Oil Price Fundamental Daily Forecast – Barring Any Surprises, Expect Range-bound Trade

Crude oil prices weakened on Thursday after hedging pressure increased as the U.S. West Texas Intermediate futures contract neared the $50.00 level. Concern about high crude supplies from OPEC and other non-OPEC producers offset the U.S. government report from Wednesday which showed record U.S. gasoline demand.

Strong demand from the U.S. has been lifting prices for about a month, but the market has been capped by high production from OPEC.

September West Texas Intermediate crude oil futures settled at $49.03, down $0.56 or -1.13%. Internationally-favored October Brent crude oil ended the session at $52.01, down $0.35 or -0.67%.

Brent Crude
Daily October Brent Crude

Forecast

The mixed fundamentals seems to be indicating we’re headed towards a rangebound trade. Looking at the charts, the range WTI range is $52.38 to $42.27. Its mid-point is $47.33. This is likely the next downside target.

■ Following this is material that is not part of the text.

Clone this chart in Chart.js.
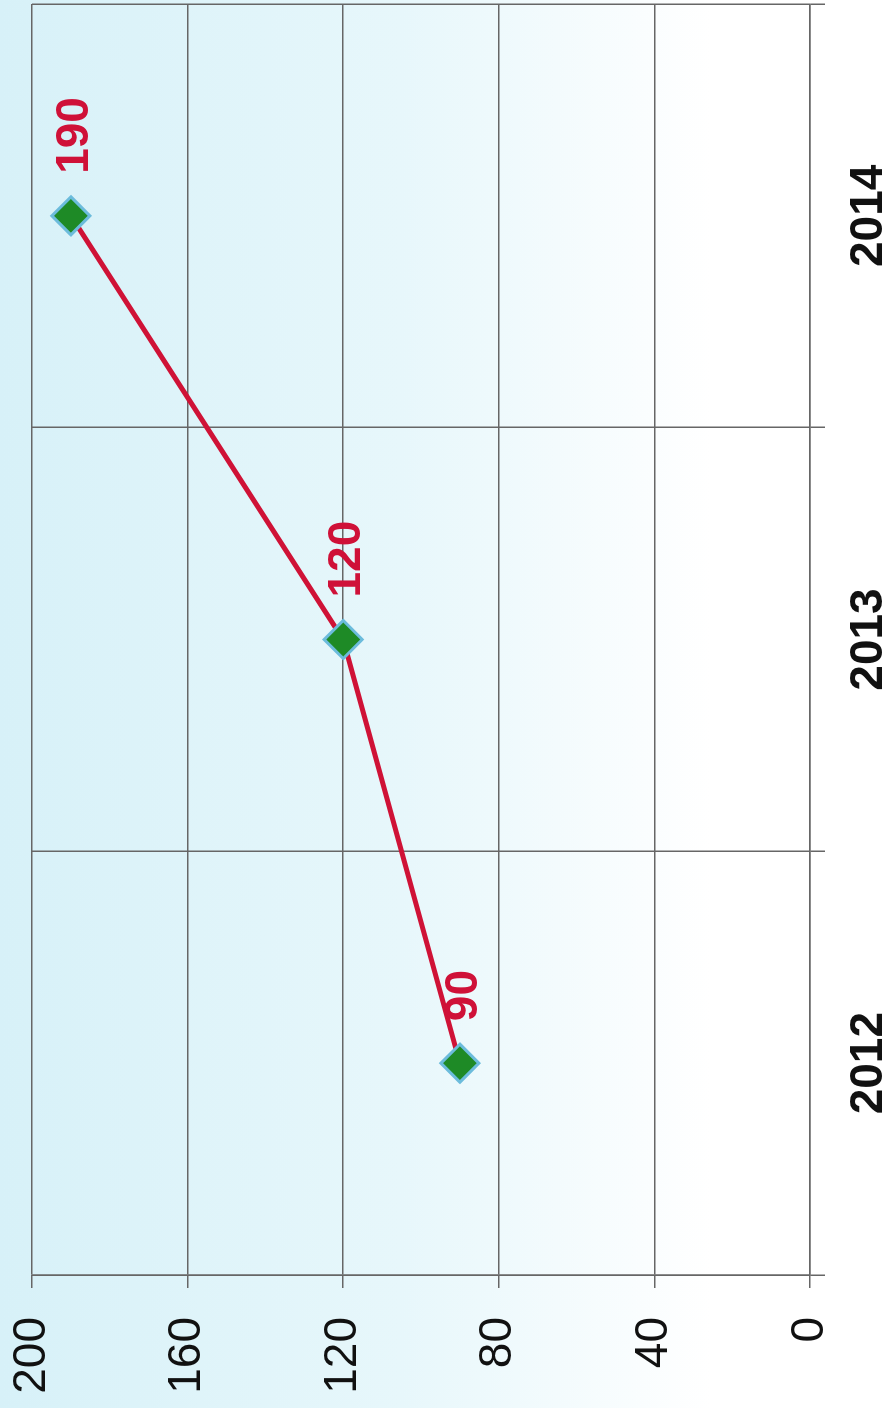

Given the offsetting news, I think the market may have to pull-back into $47.33 while investors reassess the situation. With the hedge funds holding long positions, I don’t think prices will collapse unless there is unexpected bearish news. However, without fresh bullish news and having been burned in the past, I don’t think hedge funds will be chasing this market higher either. This makes a test of the mid-point reasonable.

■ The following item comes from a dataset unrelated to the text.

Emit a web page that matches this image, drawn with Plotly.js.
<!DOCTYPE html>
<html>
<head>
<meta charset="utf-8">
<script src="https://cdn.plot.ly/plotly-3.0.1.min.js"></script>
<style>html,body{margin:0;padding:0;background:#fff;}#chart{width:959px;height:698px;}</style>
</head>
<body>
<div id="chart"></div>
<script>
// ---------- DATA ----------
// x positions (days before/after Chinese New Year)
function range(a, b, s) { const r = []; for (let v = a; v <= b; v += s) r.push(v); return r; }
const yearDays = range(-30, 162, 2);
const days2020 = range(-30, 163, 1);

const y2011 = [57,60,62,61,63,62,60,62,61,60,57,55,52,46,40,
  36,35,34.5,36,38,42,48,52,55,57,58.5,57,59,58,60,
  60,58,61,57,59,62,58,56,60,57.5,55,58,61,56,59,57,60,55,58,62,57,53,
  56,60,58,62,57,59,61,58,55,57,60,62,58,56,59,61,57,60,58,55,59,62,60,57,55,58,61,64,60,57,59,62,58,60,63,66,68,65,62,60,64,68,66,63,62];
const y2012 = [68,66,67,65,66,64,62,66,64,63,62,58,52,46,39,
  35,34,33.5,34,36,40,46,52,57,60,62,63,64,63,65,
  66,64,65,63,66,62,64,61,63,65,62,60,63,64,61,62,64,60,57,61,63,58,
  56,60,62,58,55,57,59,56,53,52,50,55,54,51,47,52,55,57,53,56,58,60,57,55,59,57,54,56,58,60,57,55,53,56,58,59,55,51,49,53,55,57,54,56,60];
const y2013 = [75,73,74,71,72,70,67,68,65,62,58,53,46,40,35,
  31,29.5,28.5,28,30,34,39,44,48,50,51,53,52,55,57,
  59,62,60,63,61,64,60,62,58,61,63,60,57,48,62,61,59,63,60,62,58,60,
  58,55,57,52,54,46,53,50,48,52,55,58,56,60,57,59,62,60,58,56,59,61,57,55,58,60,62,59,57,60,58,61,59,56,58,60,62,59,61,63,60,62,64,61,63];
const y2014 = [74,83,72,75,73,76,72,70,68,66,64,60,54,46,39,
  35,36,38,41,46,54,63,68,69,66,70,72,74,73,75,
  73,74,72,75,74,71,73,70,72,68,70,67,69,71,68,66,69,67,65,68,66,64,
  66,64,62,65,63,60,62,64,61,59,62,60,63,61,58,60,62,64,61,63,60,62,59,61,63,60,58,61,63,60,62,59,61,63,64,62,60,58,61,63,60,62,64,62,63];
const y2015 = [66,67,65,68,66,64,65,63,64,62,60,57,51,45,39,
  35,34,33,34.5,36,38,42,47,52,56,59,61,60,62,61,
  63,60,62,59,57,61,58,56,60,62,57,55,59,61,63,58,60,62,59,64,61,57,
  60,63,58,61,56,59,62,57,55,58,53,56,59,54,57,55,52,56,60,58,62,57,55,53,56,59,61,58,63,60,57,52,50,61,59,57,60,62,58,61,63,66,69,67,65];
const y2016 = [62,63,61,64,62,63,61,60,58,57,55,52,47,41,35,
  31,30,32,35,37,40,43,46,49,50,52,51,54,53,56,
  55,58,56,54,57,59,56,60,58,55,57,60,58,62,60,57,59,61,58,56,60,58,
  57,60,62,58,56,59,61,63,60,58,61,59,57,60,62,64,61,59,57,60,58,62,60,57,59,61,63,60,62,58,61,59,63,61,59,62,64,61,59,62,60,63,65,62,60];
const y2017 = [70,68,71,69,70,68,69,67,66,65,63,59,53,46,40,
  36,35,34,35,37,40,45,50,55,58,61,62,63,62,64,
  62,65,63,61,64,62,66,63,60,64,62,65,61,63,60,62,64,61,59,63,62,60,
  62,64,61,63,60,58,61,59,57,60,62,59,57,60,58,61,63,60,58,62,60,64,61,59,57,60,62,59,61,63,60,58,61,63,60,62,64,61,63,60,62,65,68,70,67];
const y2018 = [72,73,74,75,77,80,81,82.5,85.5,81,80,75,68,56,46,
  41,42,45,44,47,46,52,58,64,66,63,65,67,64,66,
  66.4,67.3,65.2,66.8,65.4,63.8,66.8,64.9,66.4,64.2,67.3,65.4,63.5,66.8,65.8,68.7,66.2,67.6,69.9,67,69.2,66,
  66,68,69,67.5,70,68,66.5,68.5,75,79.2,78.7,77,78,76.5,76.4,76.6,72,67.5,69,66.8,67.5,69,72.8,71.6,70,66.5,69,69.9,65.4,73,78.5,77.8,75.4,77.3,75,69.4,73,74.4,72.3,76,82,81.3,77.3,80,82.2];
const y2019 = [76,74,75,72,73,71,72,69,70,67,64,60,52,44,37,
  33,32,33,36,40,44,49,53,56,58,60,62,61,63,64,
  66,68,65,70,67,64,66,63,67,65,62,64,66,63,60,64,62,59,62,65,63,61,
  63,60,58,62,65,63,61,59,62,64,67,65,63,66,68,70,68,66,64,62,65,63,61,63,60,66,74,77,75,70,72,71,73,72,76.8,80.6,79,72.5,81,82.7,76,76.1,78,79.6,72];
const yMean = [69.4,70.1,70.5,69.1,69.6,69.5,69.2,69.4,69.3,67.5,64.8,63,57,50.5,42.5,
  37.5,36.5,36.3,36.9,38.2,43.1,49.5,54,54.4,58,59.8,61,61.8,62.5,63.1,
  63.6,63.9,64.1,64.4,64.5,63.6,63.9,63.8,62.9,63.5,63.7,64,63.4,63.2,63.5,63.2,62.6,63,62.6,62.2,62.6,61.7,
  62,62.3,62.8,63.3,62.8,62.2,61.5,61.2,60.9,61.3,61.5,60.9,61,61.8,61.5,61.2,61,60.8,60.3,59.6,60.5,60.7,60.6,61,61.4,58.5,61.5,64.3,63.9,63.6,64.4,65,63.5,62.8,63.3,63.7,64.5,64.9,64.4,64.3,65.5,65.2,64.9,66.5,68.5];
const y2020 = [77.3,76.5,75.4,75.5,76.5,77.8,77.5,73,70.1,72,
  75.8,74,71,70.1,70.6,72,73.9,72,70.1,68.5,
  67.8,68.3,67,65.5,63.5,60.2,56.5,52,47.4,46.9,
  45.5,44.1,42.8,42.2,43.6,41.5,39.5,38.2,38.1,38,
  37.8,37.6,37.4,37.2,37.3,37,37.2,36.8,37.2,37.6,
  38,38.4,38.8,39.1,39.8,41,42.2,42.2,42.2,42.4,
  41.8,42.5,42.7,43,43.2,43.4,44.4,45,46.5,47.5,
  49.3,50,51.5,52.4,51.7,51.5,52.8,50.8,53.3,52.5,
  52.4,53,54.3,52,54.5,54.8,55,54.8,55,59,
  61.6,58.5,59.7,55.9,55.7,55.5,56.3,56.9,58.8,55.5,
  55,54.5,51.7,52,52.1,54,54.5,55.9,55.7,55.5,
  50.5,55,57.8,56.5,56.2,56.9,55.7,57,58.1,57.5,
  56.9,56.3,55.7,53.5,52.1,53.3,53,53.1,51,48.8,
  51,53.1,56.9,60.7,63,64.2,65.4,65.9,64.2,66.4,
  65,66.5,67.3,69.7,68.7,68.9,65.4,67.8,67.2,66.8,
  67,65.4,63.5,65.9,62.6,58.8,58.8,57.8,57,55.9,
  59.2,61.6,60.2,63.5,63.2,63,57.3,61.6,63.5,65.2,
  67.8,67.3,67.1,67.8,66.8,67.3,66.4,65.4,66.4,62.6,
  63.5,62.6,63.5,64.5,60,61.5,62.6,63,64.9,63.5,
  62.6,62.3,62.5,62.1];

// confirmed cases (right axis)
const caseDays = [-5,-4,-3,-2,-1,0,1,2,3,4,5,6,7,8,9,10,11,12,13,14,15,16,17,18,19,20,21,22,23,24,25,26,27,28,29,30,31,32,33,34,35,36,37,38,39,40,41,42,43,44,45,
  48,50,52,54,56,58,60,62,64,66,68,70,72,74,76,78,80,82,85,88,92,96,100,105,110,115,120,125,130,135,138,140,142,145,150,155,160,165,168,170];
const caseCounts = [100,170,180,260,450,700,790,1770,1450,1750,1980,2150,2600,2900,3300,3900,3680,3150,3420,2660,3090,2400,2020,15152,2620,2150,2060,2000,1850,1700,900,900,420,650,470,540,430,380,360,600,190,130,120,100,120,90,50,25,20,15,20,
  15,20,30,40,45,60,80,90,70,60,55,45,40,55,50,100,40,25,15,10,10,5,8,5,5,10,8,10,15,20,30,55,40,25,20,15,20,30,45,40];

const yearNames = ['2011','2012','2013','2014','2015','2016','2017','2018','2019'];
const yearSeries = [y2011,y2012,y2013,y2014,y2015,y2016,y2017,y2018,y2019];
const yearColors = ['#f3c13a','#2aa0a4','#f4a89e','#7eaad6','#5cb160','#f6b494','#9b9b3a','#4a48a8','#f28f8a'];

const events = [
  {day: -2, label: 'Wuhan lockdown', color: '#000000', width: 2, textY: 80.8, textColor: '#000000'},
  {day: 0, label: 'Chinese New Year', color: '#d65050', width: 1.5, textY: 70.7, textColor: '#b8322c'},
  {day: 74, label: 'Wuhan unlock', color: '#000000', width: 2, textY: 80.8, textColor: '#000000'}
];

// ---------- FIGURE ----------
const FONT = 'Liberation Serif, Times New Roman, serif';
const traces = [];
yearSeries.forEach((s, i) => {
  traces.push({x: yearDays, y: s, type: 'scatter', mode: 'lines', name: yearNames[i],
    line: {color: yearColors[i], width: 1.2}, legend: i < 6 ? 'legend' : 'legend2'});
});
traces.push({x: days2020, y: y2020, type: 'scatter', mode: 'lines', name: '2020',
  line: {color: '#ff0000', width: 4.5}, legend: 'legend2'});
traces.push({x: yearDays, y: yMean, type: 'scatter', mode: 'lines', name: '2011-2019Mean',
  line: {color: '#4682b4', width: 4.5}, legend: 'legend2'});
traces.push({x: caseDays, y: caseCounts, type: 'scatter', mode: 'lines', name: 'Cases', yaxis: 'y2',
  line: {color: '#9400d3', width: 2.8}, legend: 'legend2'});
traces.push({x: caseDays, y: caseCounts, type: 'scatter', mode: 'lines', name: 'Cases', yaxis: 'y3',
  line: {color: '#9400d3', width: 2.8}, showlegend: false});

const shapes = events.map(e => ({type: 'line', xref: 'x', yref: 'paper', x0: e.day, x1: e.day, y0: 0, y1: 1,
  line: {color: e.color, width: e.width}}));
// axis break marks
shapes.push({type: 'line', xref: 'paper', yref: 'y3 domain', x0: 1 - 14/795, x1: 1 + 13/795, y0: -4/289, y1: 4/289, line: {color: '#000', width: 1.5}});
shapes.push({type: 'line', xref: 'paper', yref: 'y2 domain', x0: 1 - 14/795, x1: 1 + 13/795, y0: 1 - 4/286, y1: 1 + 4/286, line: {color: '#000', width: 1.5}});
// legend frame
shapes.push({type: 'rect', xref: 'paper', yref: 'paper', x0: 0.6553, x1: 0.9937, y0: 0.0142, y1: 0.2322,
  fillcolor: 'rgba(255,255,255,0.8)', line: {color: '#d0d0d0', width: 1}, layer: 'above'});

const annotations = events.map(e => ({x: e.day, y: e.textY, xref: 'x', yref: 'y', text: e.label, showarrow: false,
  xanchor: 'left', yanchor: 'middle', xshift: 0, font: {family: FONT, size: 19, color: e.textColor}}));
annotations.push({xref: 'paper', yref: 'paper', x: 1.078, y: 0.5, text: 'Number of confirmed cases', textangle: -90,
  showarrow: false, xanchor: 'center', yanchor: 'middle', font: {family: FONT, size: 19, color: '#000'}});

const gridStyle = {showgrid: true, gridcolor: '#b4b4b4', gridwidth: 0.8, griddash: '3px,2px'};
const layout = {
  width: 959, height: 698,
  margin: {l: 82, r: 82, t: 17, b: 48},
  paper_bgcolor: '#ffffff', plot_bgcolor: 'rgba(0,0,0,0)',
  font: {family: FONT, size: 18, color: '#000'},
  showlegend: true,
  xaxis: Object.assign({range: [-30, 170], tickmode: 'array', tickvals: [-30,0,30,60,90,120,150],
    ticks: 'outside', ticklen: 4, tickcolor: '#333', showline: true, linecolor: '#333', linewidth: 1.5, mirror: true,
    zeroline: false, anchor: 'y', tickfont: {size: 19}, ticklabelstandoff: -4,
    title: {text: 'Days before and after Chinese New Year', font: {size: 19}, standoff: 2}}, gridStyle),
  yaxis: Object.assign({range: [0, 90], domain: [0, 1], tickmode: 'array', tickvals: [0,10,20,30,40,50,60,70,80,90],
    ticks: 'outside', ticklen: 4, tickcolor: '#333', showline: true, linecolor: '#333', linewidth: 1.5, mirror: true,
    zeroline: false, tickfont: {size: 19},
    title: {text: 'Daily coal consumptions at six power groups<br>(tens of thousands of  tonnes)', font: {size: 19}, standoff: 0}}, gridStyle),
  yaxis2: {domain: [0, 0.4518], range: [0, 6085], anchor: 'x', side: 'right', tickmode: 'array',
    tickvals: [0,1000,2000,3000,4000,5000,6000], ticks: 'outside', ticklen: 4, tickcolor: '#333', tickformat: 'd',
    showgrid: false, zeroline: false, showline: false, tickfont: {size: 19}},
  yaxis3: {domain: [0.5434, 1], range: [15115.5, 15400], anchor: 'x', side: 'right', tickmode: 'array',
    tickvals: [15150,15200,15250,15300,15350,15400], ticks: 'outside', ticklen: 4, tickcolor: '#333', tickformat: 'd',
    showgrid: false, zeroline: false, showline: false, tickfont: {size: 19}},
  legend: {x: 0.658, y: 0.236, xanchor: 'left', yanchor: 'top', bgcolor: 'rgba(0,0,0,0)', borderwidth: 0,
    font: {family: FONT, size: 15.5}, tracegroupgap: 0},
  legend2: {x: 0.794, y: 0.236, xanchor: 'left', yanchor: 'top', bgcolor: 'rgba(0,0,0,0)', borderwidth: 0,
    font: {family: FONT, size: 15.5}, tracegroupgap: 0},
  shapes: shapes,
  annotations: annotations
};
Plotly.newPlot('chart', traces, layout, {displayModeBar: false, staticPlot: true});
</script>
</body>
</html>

Supporting are expectations for a rangebound trade are comments from the National Australia Bank, BMI Research and Goldman Sachs.

Crude Oil
Daily September West Texas Intermediate Crude Oil

The NAB said, “Our view of the oil market is that a major rally is unlikely in 2017.” In reference to Brent crude oil the bank said, “Absent further production cuts or a sustained uptick in demand, prices are likely to remain in the low to mid $50s for the remainder of the year.”

BMI Research said, “Of the major projects sanctioned by the big five oil companies over H1 2017, there has been a clear breakeven target price of $40 per barrel or lower at offshore oil projects.”

Finally, U.S. investment bank Goldman Sachs said this week that the oil industry had successfully adapted to oil prices around $50 per barrel.

In my opinion, the charts and the comments from other analysts support my idea for a range bound trade. Unless there is a major change in production, I think hedgers will continue to come in at $50 and hedge funds will continue to support the market if it nears $40.00.